The course  offers an introduction to the mathematical theory of machine learning, whose tools are at the basis of modern machine learning algorithms and large data analysis. The course is aimed at master students in Mathematics.

AIMS AND CONTENT

LEARNING OUTCOMES

The primary objective is to provide the students with the basic language and tools of machine learning, with particular emphasis on the supervised case. The approach is based on a formulation of the problem of machine learning as an inverse stochastic problem. The students will also need to know some of the best known algorithms, including both statistical and computational properties.

AIMS AND LEARNING OUTCOMES

At the end of the course, the student will have:

  • a good understanding of the basic notions of machine learning and of the related basic mathematical tools; 
  • a good comprehension of the basic concepts and techniques of convex optimization
  • a good knowledge of the statistical and computational  properties of some well known machine learning   algorithms;
  • some ability to implement machine learning algorithms on synthetic and real data sets.

PREREQUISITES

Calculus 1 and 2, probability and linear algebra. 

TEACHING METHODS

Classes using  blackboard

SYLLABUS/CONTENT

  • introduction to supervised statistical learning as a regression problem (random design): expected error,  learning algorithms and their consistency;
  • convcentration inequalities in Hilbert spaces ;
  • reproducing kernel Hilbert spaces ;
  • review of the basic theory  of linear operators and spectral theorem for compact operators;
  • classical supervised learning algorithms  (regularized least squares, Support Vector Machines, etc.) and their consistency;
  • introduction to manifold learning;
  • introduction to  deep learning;
  • first order methods for smooth functions: gradient method
  • first order methods for nonsmooth functions: proximal gradient method, applications to sparsity (Lasso and Elastic Net);
  • stochastic gradient methods;
  • approximate algorithms for large scale problems.

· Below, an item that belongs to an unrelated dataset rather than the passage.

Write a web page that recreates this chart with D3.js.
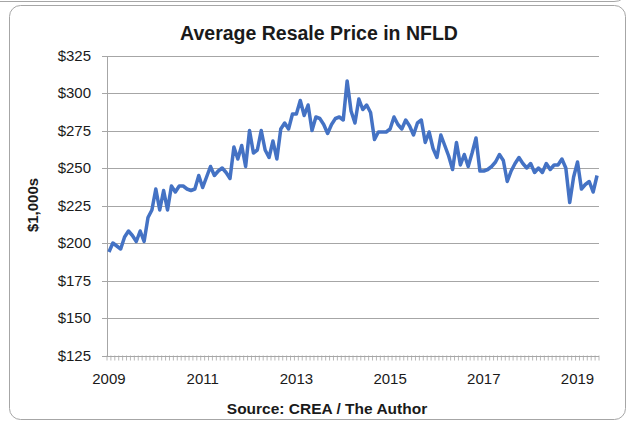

RECOMMENDED READING/BIBLIOGRAPHY

  • L. Rosasco, Introductory Machine Learning Notes, University of Genoa,  (http://lcsl.mit.edu/courses/ml/1718/MLNotes.pdf)
  • Steinwart, Ingo, Christmann, Andreas, Support vector machines, Springer, ISBN 978-0-387-77241-7
  • Cucker, Felipe, Zhou, Ding-Xuan, Learning theory: an approximation theory viewpoint, Cambridge University Press 2007, ISBN  978-0-521-86559-3
  • Boyd, Vandenberghe, Convex Optimization, Cambridge University Press, 2004, ISBN 0 521 83378 7

TEACHERS AND EXAM BOARD

Exam Board

LORENZO ROSASCO (President)

ERNESTO DE VITO

SILVIA VILLA (President Substitute)

LESSONS

LESSONS START

In agreement with the offical academic calendar

Class schedule

The timetable for this course is available here: Portale EasyAcademy

EXAMS

EXAM DESCRIPTION

To pass the exam the student have to write and present a short report (max 10 pages). The student can choose one among the following options:

  1. analyze and discuss a research article on themse close to the ones studied during classes
  2. implement an algorithms presented during the classes (in some programming language)
  3. use some available code to analyze synthetic and/or real datasets and discuss the obtained results.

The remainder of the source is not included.